İran'ın mezhep görüntüsü altında Pers milliyetçiliği projesi yürüttüğünü savunan Kuveytli eski milletvekili Velid et-Tabtabai de Arap halklarının artık İran tehlikesi karşısında daha bilinçli olduklarını kaydetti. İran'ın daha önce Arap halkları nezdinde "dost" olarak görüldüğünü dile getiren Tabtabai, sözlerine şöyle devam etti: "35 yıl boyunca kendisini, başta Kudüs olmak üzere Müslümanların davalarının savunuculuğunu yapan İslam devrimi şeklinde tanıtan İran'ın tüm bu çabaları boşa çıktı."

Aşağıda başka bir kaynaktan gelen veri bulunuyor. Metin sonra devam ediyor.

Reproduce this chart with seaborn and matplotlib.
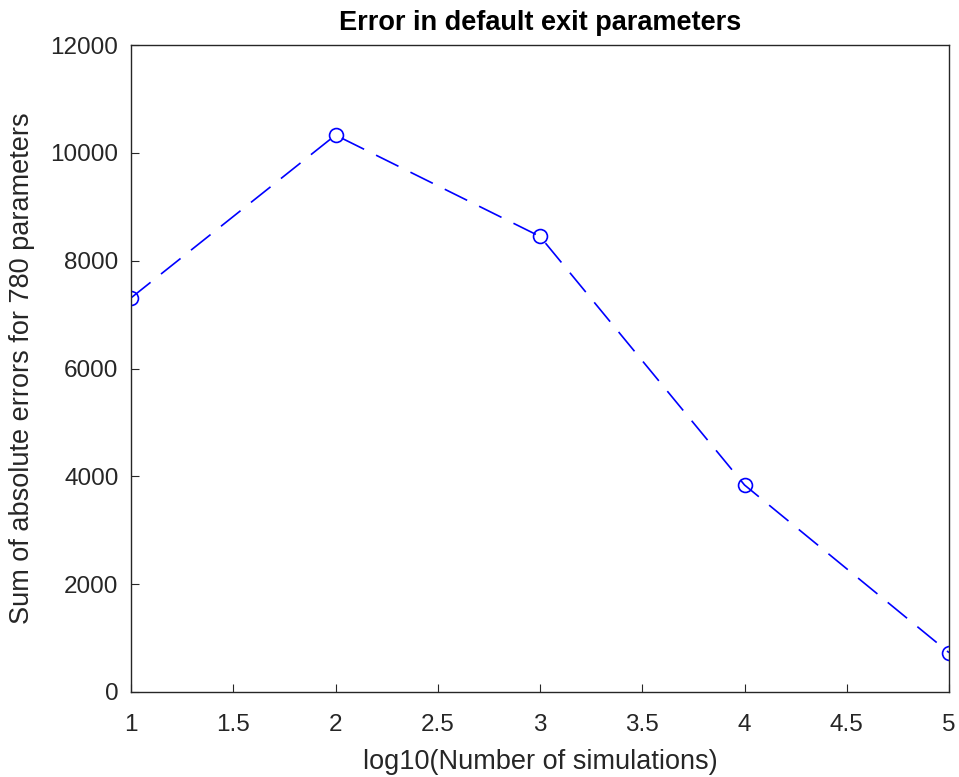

Arap hükümetlerinin İran'a karşı ortak strateji geliştiremediği eleştirisinde bulunan ve bu çerçevede bazı Arap ülkelerinin, "tam bir İran hükümeti" olarak nitelendirdiği Irak'taki Haydar el-İbadi yönetimine verdiği resmi desteği eleştiren Tabtabai, "Bazı Arap ülkelerinin İran'la ilişkilerinde çelişkiler var. Bu ülkeler Yemen'deki Kararlılık Fırtınası'nı ve Beşşar Esed karşısında Suriye devrimini desteklerken, Esed rejiminin az gelişmiş bir kopyası olan Irak'taki İbadi hükümetine karşı yumuşak ve tarafgir bir tutum sergiliyor" diye konuştu. Tabtabai, İran'ın politikalarına yönelik kınama mesajlarının yeterli olmadığını, aklıselimle hareket ederek bölge ülkelerinin içişlerine müdahaleden vazgeçmesini sağlamak amacıyla uluslararası İslami kuruluşlardaki üyeliğinin dondurulması çağrısında bulundu.
Ummiyye Stratejik Araştırmalar Merkezi Başkanı Bessam Duveyhi ise İİT bildirisinin, İran'ın yayılmacı ve saldırgan stratejileri ile davranışlarına karşı oluşan fikir birliğini yansıttığına dikkati çekti. Bölgede Siyonist ve İran projelerine alternatif bir Arap-İslam projesi olmayışının üzüntü verici olduğunu dile getiren Duveyhi, İran'ın ideolojik, politik, ekonomik ve askeri kurumları ve medya kuruluşları aracılığıyla bölgede saldırgan projesini ikame ettiğini aktardı. Duveyhi, Arap ve İslam dünyasından araştırma merkezleri, sivil toplum kuruluşları, siyasiler ve gazetecilere, İran'ın bu projesine dikkat çekilmesi, ümmet ve onun tarihi rolü üzerinde oluşturduğu tehlikeye karşı insanların uyarılması için çaba gösterilmesi çağrısında bulundu.